If you have such a point, it is permissibe to remove it, not because it is an outlier, but because it is outside the x-range of your model (this datapoint is isolated in x; you do not have enough data to extend the range of your model that far).
And then report what you did; you looked for errors and high leverage points and did not find any, or found some errors and removed them, or found some potential high leverage point and did a sensitivity analysis and decided to keep them (after all, they did not change the model much), or decided to remove them (x was out of range), etc.

I see two issues here: when do tests for outliers of residuals make sense, and which test(s) to perform when they do.

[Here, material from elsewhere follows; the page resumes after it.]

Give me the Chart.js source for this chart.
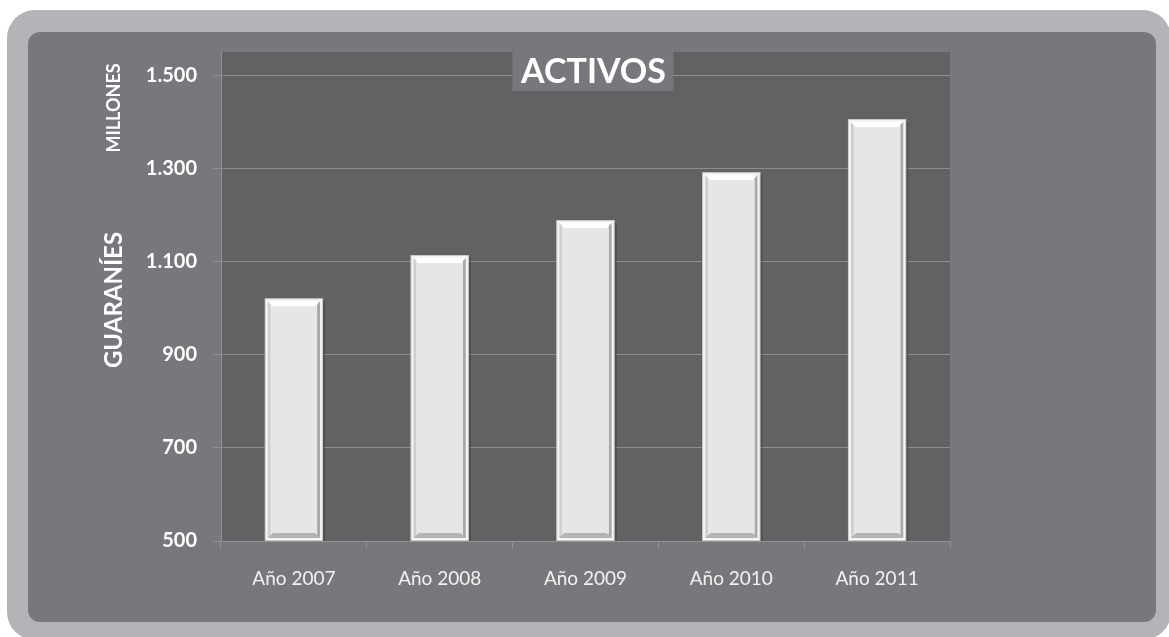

When to evaluate the residual distribution

In fairness to your reviewer, there is a situation in which evaluating the distribution of residuals makes a lot of sense: quality control. Ideally, you should have performed quality control before submitting your regression results for publication. If you didn't (or didn't report your quality-control results), then a reviewer could fairly ask you to evaluate whether "outliers" might affect your results and conclusions.

How to evaluate the residual distribution

Although raw residuals are useful in many respects, they don't necessarily tell you how much an "outlier" is affecting your results. For example, an observation with predictor variables that are outliers can greatly influence (in a technical sense) the model's coefficient estimates. In the extreme, such an influential observation might force the regression estimate essentially through itself. The residual for that observation will then be very small.

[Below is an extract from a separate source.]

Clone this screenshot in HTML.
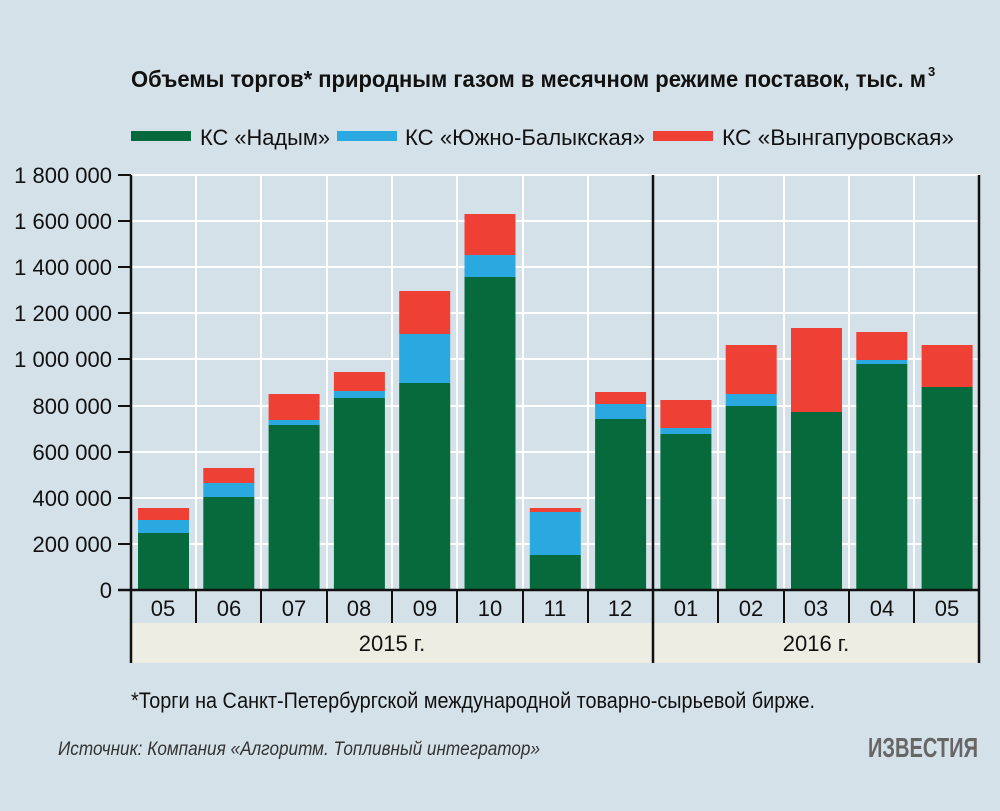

Evaluating residuals around regression models thus should take both the raw residuals and the associated predictor variables into account. That's done by correcting each residual for the leverage of its associated observation. Terminology isn't always consistent (see this page), but the R quality-control plots for Scale-Location, Quantile-Quantile, and Residual-Leverage use "standardized" residuals "which have identical variance (under the hypothesis)." Starting with the raw residuals $R_i$ and the model's estimate of error variance $s^2$, they are defined as:

$R_i / (s \times \sqrt{1 - h_{ii}})$ where the ‘leverages’ $h_{ii}$ are the diagonal entries of the hat matrix, influence()\$hat, (see also hat) and where the Residual-Leverage plot uses the standardized Pearson residuals (residuals.glm, type = "pearson") for $R[i]$.

That might argue for evaluating the distribution of "standardized" residuals, but what's really important is how much any "outliers" matter. Grubbs' test is not very useful here even if you use those residuals, as it only tests the overall distribution and is typically designed for one-at-a-time outlier removal. Quality control plots are much more informative than a search for "outliers" in the overall distribution.

My suggestion: show and discuss the implications of quality-control plots rather than restricting yourself to evaluating the overall distribution of any type of residuals. Ideally, that should assure both you, your research director, and your reviewer that your model is adequate. If it doesn't, then you should consider types of regression other than ordinary least squares, as Peter Flom suggests.